Dear Bankruptcy Adviser,
I filed for Chapter 7. I received a deficiency notice to file a Chapter 7 Individual Debtor’s Statement of Intention, but I do not have any secured debt. Do I still have to file the statement?
The quick answer is yes. You must file a Statement of Intention along with the rest of the petition documents. That being said, you may have to fix just this one deficiency and you will likely be in compliance.
While you may believe it is not necessary because that document does not apply to your case, the bankruptcy system is not set up to determine which documents apply to which case. The system tries to be uniform and require each bankruptcy filer to file the same documents.
Based on your question, it is obvious you filed on your own. While you are allowed to file without an attorney, you are held to the same standards. That means you must comply with all the same requirements: File a completed petition and schedules, disclose all assets, provide documents to the trustee, etc.
Here are common mistakes I see from people filing without an attorney.

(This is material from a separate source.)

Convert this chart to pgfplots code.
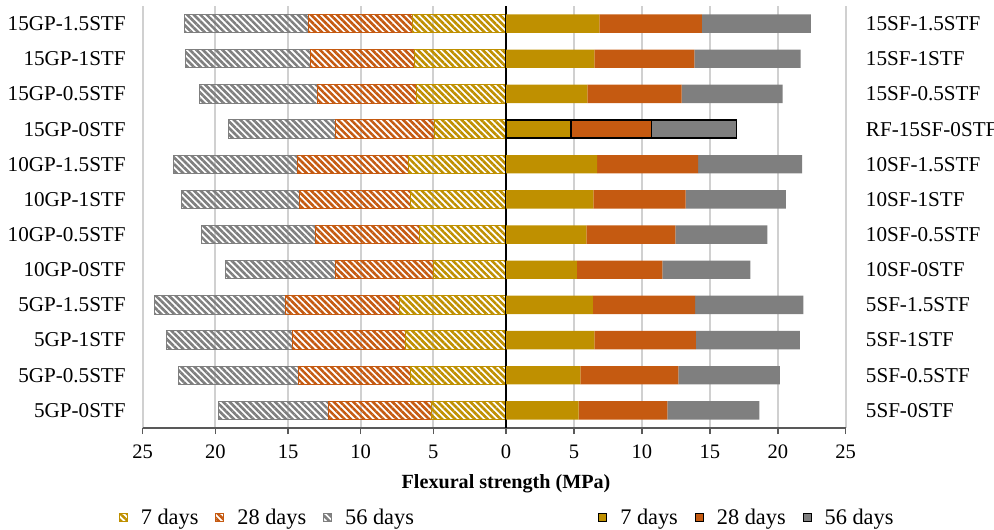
\documentclass[border=0pt]{standalone}
\usepackage{pgfplots}
\pgfplotsset{compat=1.18}
\usepackage{pgfplotstable}
\usepackage{fontspec}
\setmainfont{Liberation Serif}
\usetikzlibrary{patterns.meta}
\definecolor{cgold}{HTML}{BF9000}
\definecolor{corange}{HTML}{C55A11}
\definecolor{cgray}{HTML}{7F7F7F}
\definecolor{cgrid}{HTML}{D0D0D0}
\definecolor{caxis}{HTML}{595959}

% left (GP) stacked increments, negative = plotted to the left
\pgfplotstableread{
y  a7     a28    a56
0  -5.12  -7.11  -7.54
1  -6.60  -7.66  -8.27
2  -6.90  -7.81  -8.62
3  -7.36  -7.81  -9.04
4  -4.99  -6.73  -7.59
5  -5.95  -7.15  -7.82
6  -6.60  -7.58  -8.12
7  -6.74  -7.63  -8.50
8  -4.94  -6.78  -7.36
9  -6.16  -6.83  -8.11
10 -6.30  -7.15  -8.62
11 -6.41  -7.16  -8.55
}\gpdata

% right (SF) stacked increments (row 8 drawn separately)
\pgfplotstableread{
y  a7    a28   a56
0  5.35  6.52  6.77
1  5.47  7.21  7.48
2  6.50  7.48  7.65
3  6.40  7.51  7.97
4  5.22  6.28  6.48
5  5.91  6.55  6.77
6  6.43  6.79  7.38
7  6.70  7.43  7.67
8  0     0     0
9  5.98  6.95  7.43
10 6.50  7.36  7.82
11 6.87  7.55  8.02
}\sfdata

\pgfplotstableread{
y  a7    a28   a56
8  4.78  5.94  6.25
}\rfdata

\pgfplotsset{
  myleg/.style={legend image code/.code={\draw[##1,line width=0.5bp] (0bp,-2bp) rectangle (4bp,2bp);}},
  hatch/.style={draw=#1, line width=0.5bp, pattern={Lines[angle=-45,distance=2.3bp,line width=1.3bp]}, pattern color=#1, myleg},
  solid/.style={draw=none, fill=#1, myleg},
  common/.style={
    scale only axis, height=211bp,
    ymin=-0.5, ymax=11.5,
    xbar stacked, bar width=9.2bp,
    font=\fontsize{10.3}{12}\selectfont,
    /pgf/number format/assume math mode=true,
    ytick={0,...,11},
    yticklabel style={font=\fontsize{10.6}{12}\selectfont},
    axis x line*=bottom,
    x axis line style={color=caxis, line width=0.75bp},
    y axis line style={draw=none},
    ytick style={draw=none},
    xtick style={color=caxis, line width=0.75bp},
    tick align=outside, major tick length=3bp,
    xmajorgrids, grid style={color=cgrid, line width=1bp},
    xticklabel style={yshift=-2bp},
    legend style={draw=none, fill=none, legend columns=3,
      font=\fontsize{11.2}{13}\selectfont,
      /tikz/every odd column/.append style={column sep=4.5bp},
      /tikz/every even column/.append style={column sep=6.5bp}},
  }
}

\begin{document}
\begin{tikzpicture}
\begin{axis}[common, name=L, at={(0,0)}, anchor=south west,
  width=181.65bp,
  xmin=-25, xmax=0,
  xtick={-25,-20,-15,-10,-5},
  xticklabels={25,20,15,10,5},
  axis y line*=left,
  yticklabels={5GP-0STF,5GP-0.5STF,5GP-1STF,5GP-1.5STF,10GP-0STF,10GP-0.5STF,10GP-1STF,10GP-1.5STF,15GP-0STF,15GP-0.5STF,15GP-1STF,15GP-1.5STF},
  yticklabel style={xshift=-2bp},
  legend style={at={(0.346,-0.213)}, anchor=center},
]
\addplot[hatch=cgold] table[x=a7,y=y] {\gpdata};
\addlegendentry{7 days}
\addplot[hatch=corange] table[x=a28,y=y] {\gpdata};
\addlegendentry{28 days}
\addplot[hatch=cgray] table[x=a56,y=y] {\gpdata};
\addlegendentry{56 days}
\end{axis}

\begin{axis}[common, name=R, at={(181.65bp,0)}, anchor=south west,
  width=169.85bp,
  xmin=0, xmax=25,
  xtick={5,10,15,20,25},
  extra x ticks={0},
  extra x tick style={grid style={color=black, line width=0.6bp}},
  axis y line*=right,
  yticklabel pos=right,
  yticklabels={5SF-0STF,5SF-0.5STF,5SF-1STF,5SF-1.5STF,10SF-0STF,10SF-0.5STF,10SF-1STF,10SF-1.5STF,RF-15SF-0STF,15SF-0.5STF,15SF-1STF,15SF-1.5STF},
  yticklabel style={xshift=3.6bp},
  legend style={at={(0.712,-0.213)}, anchor=center},
]
\addplot[solid=cgold] table[x=a7,y=y] {\sfdata};
\addlegendentry{7 days}
\addplot[solid=corange] table[x=a28,y=y] {\sfdata};
\addlegendentry{28 days}
\addplot[solid=cgray] table[x=a56,y=y] {\sfdata};
\addlegendentry{56 days}
\end{axis}

\begin{axis}[scale only axis, at={(181.65bp,0)}, anchor=south west,
  width=169.85bp, height=211bp,
  xmin=0, xmax=25, ymin=-0.5, ymax=11.5,
  xbar stacked, bar width=9.2bp, hide axis]
\addplot[draw=black, line width=0.8bp, fill=cgold] table[x=a7,y=y] {\rfdata};
\addplot[draw=black, line width=0.8bp, fill=corange] table[x=a28,y=y] {\rfdata};
\addplot[draw=black, line width=0.8bp, fill=cgray] table[x=a56,y=y] {\rfdata};
\end{axis}

\node[anchor=base, font=\fontsize{10.1}{12}\selectfont\bfseries] at (181.65bp,-30bp) {Flexural strength (MPa)};
\pgfresetboundingbox
\path[use as bounding box] (-71.35bp,-51bp) rectangle (425.65bp,214bp);
\end{tikzpicture}
\end{document}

Missing required schedules
You can download the bankruptcy petition and schedules on most bankruptcy court websites. Most of the sites are relatively user-friendly. You may even be able to enter your information directly onto those documents before you print them out.
Once you file your petition, it is reviewed by the clerk of court. The clerk will issue a notice of deficiency if you don’t file one or more required schedules. You have 15 days from the date that deficiency notice is filed to provide the missing schedule(s), or your case may be dismissed.
Not sending in required trustee documents
You are randomly assigned a bankruptcy trustee when you file your bankruptcy petition, along with a hearing date and time to meet with the trustee. The trustee reviews your petition, schedules and required documents. All trustees will want to see pay stubs for the 60 days prior to filing and the most recently filed tax returns. If you are self-employed, you will need to provide a business profit and loss, generally for the past six months, and two months’ worth of bank statements.
The trustee needs to see these documents a minimum of seven days prior to your hearing. If you fail to send in the required documents, the trustee has the right to dismiss your case. In most cases, though, the trustee wouldn’t dismiss the case immediately, but will continue your hearing to give you one more chance to comply. In many cases, the trustee will file a motion requiring you to explain to the judge at a separate hearing why you did not comply with the requirements.
Not filing for the second credit counseling course
Prior to filing, you had to complete a credit counseling course and receive a certificate of counseling. After you file, you need to complete a second course, called Post-Petition Instruction Course Concerning Personal Financial Management.
If you do not complete and file the second course paperwork prior to the closing of your case, you will not receive a discharge. That is the whole point of filing, eliminating your debt. If the case is closed without receiving a discharge, you will have to file a motion to reopen your case for the purpose of proving you completed this second course certificate. That will cost you a filing fee to reopen the case.
I’m glad you were able to figure out the paperwork and file your petition. Hopefully, you will not see any other obstacles to keep you from receiving your discharge.